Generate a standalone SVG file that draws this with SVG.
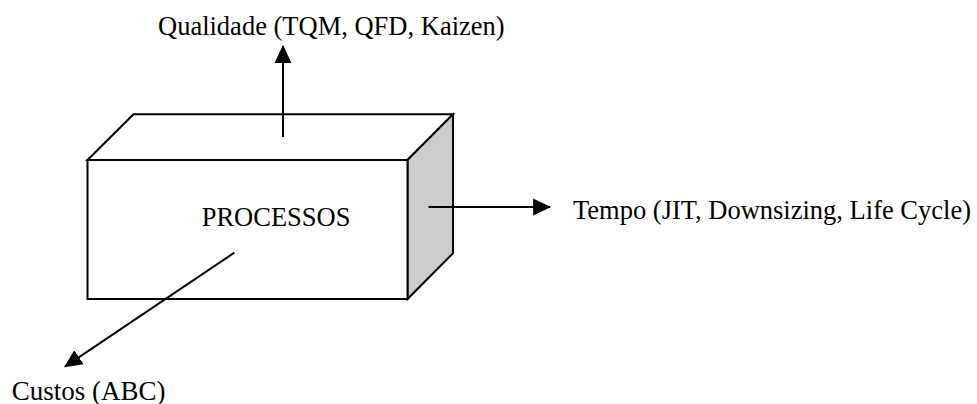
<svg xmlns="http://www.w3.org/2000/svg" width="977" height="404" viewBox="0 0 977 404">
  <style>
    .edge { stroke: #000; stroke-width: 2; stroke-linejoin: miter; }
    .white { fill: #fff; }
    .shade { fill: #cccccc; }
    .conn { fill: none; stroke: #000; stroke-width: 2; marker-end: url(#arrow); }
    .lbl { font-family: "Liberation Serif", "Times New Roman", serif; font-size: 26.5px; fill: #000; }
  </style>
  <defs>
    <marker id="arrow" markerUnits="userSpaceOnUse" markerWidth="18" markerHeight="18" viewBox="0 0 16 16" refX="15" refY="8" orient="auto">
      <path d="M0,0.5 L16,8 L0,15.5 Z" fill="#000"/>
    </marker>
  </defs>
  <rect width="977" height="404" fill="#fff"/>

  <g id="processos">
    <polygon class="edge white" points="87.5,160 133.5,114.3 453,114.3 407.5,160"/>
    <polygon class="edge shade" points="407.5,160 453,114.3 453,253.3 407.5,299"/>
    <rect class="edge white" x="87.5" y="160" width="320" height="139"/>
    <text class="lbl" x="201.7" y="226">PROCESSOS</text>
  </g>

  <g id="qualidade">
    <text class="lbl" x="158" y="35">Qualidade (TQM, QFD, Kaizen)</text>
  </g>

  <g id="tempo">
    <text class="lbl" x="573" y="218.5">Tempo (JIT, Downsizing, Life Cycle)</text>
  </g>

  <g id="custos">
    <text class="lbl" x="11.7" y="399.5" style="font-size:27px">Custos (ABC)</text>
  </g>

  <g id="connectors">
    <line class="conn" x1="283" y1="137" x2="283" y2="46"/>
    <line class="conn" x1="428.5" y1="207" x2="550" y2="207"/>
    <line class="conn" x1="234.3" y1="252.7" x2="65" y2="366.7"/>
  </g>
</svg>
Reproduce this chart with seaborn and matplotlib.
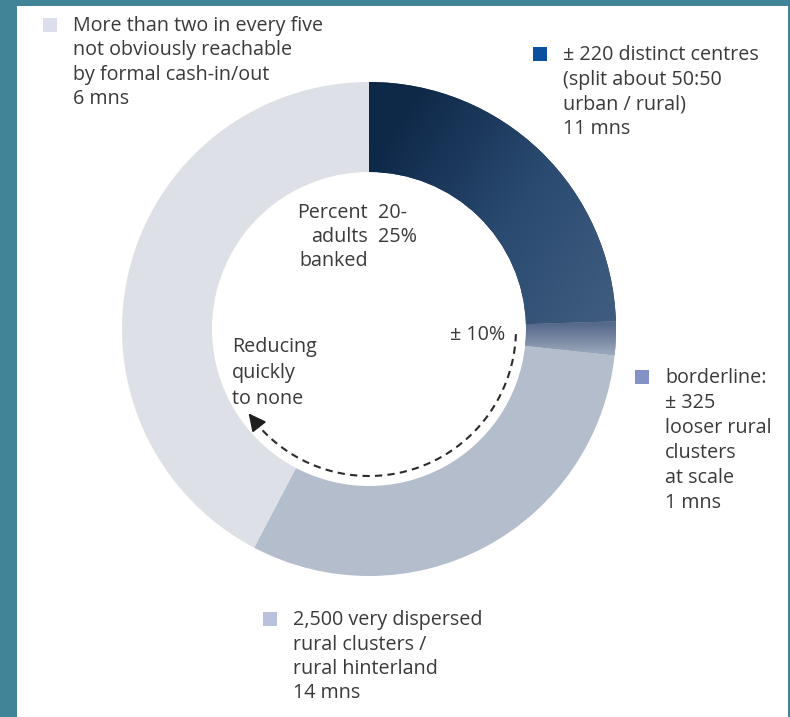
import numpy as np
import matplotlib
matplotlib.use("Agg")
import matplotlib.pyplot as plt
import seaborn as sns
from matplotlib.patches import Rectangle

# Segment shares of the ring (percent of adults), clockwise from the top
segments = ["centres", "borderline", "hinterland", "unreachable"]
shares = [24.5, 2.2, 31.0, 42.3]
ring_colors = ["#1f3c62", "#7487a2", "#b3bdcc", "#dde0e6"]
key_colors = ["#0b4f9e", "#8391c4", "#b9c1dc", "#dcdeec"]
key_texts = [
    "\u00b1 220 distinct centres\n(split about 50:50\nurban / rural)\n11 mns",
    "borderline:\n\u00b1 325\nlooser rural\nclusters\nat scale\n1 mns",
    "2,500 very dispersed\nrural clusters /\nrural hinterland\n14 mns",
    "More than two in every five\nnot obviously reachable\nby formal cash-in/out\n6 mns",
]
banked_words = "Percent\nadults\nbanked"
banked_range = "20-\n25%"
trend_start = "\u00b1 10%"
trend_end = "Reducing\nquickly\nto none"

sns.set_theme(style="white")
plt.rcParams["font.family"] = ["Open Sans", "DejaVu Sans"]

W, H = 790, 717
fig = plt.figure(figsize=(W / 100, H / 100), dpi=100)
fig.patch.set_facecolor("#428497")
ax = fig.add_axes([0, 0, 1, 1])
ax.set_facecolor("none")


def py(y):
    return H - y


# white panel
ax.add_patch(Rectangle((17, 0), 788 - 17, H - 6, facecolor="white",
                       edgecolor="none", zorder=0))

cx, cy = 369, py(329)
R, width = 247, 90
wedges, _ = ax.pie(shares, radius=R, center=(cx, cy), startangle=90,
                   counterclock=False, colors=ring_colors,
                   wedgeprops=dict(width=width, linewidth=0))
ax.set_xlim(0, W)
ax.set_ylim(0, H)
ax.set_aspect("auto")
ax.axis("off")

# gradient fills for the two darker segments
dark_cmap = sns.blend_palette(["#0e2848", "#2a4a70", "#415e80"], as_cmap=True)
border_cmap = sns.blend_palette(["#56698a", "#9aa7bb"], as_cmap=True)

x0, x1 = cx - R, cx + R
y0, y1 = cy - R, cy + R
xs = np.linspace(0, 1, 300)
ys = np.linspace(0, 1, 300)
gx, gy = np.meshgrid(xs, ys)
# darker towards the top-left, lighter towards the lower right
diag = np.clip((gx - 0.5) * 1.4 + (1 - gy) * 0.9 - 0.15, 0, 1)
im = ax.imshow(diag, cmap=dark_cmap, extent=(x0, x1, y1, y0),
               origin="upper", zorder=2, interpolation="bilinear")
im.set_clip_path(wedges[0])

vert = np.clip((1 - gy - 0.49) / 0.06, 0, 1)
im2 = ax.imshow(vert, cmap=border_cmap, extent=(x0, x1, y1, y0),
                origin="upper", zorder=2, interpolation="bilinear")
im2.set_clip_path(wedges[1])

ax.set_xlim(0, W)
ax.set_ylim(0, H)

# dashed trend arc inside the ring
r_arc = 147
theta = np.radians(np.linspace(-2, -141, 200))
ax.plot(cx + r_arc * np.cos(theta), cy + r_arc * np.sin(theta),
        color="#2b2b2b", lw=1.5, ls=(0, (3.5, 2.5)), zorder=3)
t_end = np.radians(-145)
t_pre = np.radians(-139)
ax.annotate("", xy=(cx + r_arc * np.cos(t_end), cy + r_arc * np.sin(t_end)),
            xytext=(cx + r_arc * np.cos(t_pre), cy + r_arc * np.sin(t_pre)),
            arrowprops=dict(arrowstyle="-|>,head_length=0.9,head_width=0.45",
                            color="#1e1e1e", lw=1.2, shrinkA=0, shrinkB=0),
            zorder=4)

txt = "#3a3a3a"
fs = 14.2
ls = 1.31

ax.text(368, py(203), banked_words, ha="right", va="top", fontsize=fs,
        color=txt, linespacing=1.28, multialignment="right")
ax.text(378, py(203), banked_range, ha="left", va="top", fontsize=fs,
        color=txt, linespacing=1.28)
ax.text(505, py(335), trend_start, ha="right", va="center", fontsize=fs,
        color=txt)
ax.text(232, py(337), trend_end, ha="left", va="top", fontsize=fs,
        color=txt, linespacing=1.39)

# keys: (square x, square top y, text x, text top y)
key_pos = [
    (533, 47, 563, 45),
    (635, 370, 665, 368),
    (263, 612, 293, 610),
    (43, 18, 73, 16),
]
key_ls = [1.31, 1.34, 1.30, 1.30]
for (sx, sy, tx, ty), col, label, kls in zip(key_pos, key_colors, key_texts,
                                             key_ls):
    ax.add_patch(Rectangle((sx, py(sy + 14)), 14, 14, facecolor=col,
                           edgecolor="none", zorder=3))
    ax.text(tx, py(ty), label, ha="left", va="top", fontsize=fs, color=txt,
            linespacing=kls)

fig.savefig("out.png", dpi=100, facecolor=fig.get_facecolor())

····················

Exactly the lines starting at the line containing "Reproduce this chart" and ending at the line containing "from matplotlib.patches import Rectangle" should be transcribed, both included; omit the pictures.

Reproduce this chart with seaborn and matplotlib.
import numpy as np
import matplotlib
matplotlib.use("Agg")
import matplotlib.pyplot as plt
import seaborn as sns
from matplotlib.patches import Rectangle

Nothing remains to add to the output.